Do not repeat pictures. Repeat exactly the lines of the listing below from its first line through the line with "const xTicks = [1995, 2000, 2005, 2010, 2015, 2020];".
____________________
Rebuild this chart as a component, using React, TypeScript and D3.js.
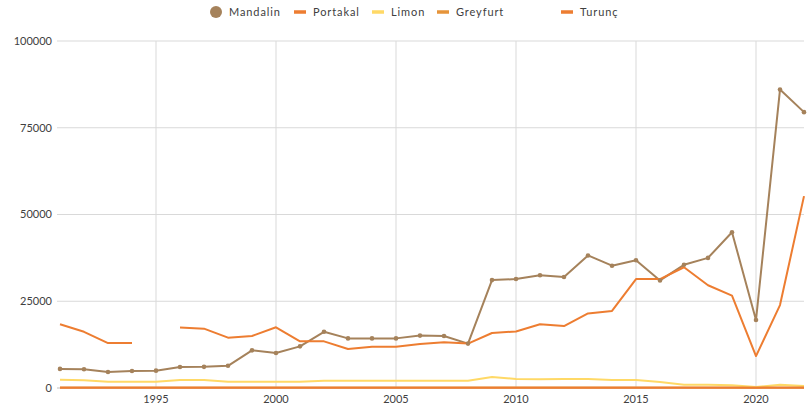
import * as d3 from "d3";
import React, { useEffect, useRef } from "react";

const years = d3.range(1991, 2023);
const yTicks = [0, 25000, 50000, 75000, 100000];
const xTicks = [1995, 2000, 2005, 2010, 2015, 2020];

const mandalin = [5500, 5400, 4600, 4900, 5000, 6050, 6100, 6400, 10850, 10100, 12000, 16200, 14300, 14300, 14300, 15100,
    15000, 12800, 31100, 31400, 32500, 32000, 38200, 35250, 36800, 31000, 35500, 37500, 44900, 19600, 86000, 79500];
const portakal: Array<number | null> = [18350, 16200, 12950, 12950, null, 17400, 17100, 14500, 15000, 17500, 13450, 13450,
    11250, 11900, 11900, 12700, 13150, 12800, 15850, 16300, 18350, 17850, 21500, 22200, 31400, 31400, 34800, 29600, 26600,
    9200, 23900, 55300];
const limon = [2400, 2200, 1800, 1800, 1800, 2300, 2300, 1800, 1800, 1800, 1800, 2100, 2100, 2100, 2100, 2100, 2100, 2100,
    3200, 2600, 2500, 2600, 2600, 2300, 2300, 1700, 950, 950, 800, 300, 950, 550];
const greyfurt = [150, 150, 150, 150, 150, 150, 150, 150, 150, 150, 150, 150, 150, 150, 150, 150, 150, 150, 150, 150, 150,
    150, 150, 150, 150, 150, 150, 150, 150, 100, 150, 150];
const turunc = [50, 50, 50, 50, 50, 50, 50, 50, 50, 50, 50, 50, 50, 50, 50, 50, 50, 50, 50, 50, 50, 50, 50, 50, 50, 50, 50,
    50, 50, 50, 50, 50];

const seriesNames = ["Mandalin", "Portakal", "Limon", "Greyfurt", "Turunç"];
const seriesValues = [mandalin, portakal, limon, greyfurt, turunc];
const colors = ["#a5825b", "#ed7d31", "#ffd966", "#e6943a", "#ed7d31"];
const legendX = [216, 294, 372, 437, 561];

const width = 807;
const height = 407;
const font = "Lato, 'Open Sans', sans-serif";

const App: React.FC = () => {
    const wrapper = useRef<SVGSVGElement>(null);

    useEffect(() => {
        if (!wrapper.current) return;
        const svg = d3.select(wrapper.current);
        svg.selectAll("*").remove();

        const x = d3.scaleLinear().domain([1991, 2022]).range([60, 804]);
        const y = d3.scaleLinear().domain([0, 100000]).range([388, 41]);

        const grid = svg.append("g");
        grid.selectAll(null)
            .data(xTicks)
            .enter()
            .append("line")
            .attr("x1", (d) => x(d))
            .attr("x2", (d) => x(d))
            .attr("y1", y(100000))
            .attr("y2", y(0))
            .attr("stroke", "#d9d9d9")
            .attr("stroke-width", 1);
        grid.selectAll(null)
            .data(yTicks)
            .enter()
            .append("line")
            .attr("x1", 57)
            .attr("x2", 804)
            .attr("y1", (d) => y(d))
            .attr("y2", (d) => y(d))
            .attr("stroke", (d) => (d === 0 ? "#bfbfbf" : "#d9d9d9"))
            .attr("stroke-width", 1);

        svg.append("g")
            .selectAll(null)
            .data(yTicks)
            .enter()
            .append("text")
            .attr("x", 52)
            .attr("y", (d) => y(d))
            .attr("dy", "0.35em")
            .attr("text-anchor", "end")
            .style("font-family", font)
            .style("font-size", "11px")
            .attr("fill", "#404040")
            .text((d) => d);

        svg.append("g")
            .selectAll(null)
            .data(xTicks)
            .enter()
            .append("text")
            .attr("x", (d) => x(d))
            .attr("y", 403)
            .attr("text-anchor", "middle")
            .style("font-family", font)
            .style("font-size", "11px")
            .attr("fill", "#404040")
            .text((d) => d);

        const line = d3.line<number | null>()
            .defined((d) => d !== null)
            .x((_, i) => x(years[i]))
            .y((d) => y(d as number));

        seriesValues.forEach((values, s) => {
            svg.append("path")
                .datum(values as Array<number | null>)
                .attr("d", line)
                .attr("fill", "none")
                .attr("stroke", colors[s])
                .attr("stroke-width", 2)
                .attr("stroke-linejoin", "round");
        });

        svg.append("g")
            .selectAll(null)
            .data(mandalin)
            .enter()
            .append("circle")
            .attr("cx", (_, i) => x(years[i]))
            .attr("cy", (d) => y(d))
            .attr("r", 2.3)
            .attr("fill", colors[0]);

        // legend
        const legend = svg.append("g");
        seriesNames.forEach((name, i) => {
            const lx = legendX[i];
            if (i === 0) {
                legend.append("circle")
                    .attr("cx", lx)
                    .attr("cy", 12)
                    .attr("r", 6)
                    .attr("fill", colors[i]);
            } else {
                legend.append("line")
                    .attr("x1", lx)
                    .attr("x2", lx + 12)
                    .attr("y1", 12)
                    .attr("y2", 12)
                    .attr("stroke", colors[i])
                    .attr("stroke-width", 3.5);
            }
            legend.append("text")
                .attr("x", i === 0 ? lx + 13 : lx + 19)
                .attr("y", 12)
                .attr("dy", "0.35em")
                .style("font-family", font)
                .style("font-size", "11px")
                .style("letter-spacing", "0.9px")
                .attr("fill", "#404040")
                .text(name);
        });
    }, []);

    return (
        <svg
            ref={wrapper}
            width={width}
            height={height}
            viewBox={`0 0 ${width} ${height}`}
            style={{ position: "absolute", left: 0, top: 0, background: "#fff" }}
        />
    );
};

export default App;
____________________
◆ **RIGHT ANSWER**:
Rebuild this chart as a component, using React, TypeScript and D3.js.
import * as d3 from "d3";
import React, { useEffect, useRef } from "react";

const years = d3.range(1991, 2023);
const yTicks = [0, 25000, 50000, 75000, 100000];
const xTicks = [1995, 2000, 2005, 2010, 2015, 2020];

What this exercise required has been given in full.